AMD’s overall strategy with their GPU line is to address the ‘sweet spot’ of the market with a single compact GPU, while relying on multiple-GPU solutions to scale up further. This is a distinct contrast to Nvidia, which has aggressively and successfully aimed for the largest and highest performance single GPUs. This measured approach to GPU design is a conscious trade-off to achieve higher yields, lower costs and better margins, at the price of losing the marketing halo of the highest performance single GPU. One other catch is that while graphics is an embarrassingly parallel application, not all games can effectively use multiple GPUs. Thanks to the efforts of application engineers though, most major titles can use more than one GPU.

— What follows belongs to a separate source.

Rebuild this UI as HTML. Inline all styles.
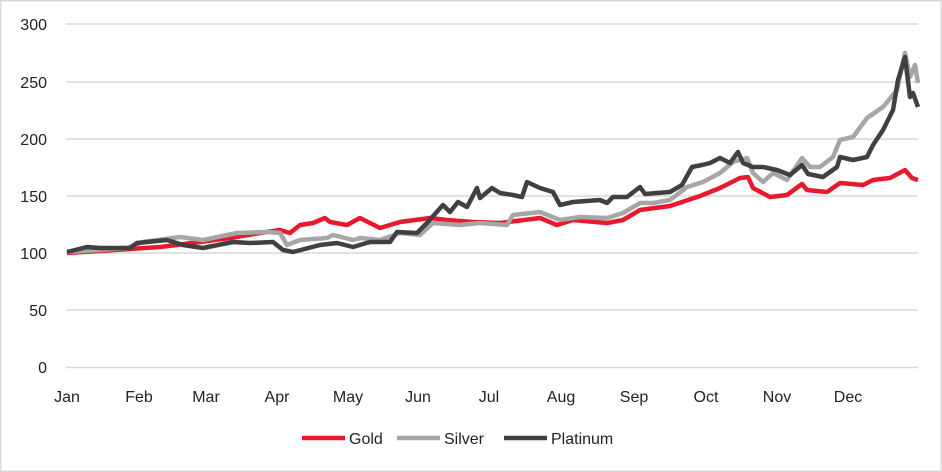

As shown in Figure 1, Cayman’s system architecture is very similar to its predecessor (Cypress), but modestly scaled up. Cayman bumps up the frequency by 30MHz, but more importantly it packs in 24 cores (which AMD calls a “SIMD”), slightly more than the 20-core Cypress. However, the nature of those cores has substantially changed. Each Cayman core is a 16-wide SIMD processor and each SIMD lane is a 4-wide VLIW (or VLIW4), for a total of 64 execution units. In contrast, all of AMD’s other DX10+ GPUs used a VLIW5 as the basis for the cores. The SIMDs each have a dedicated 8KB L1 texture cache, and share a 512KB L2 texture cache. These caches are not coherent in the usual sense, as they are read-only.
Figure 1 – Cayman System Architecture and Comparisons
The L2 cache is actually partitioned into eight 64KB slices, with one slice per memory channel. The memory interface is a total of 256-bits wide and each memory controller drives 2 channels of GDDR5 memory at up to 5.5GT/s for an aggregate bandwidth of 176GB/s. The memory interfaces are about 12% faster than Cypress, due to several improvements. The GDDR5 training algorithms, which compensate for imperfections in the memory interface, have been tuned. Simultaneously, AMD has tightened board and package specifications to improve signal quality and also improved the physical layer design. The memory controllers support clamshell mode, where two x16 DRAMs are used per channel, rather than a single x32 DRAM. The normal consumer products have 2GB of GDDR5 memory, while any workstation or compute versions will probably support 4GB (using clamshell or higher density DRAMs). The memory interface use GDDR5’s CRC and retry mechanism to detect and resolve transmission errors.
One of the constraints of the ‘sweet spot’ approach is that AMD is limited to narrower memory interfaces. A 384-bit or 512-bit wide memory interface is certainly feasible for a single GPU. However, it becomes a board design nightmare for dual-GPU graphics cards due to routing congestion between the GPUs and all the DRAMs. This increases the number of layers needed in the PCB for the board and the number of DRAMs, therefore increasing costs and design effort.
Cayman retains the PCI-Express 2.1 interface to the rest of the PC, as the PCI-E 3.0 specification will not be finalized till the end of 2010. However, the DMA controllers, which actually manage communication with system memory (over PCI-Express) were overhauled. Cypress featured two DMA controllers, each one controlled transfers in a single direction. The Cayman DMA controllers are both bidirectional, which increases the realizable bandwidth for the PCI-Express link.
In comparison, Nvidia has a more complicated clocking architecture across their chips. The Fermi shown above is the C2050 or C2070 model. It has a fast clock of 1.4GHz for the cores (or SMs), while the fixed function hardware runs at the base clock, and the L2 cache and ROPs run at 600MHz. One of the advantages of this multi-clock domain architecture is that Nvidia can scale up shader, memory or graphics performance (i.e. SMs) independently. The downside is more complex clock distribution and buffering between different clock domains.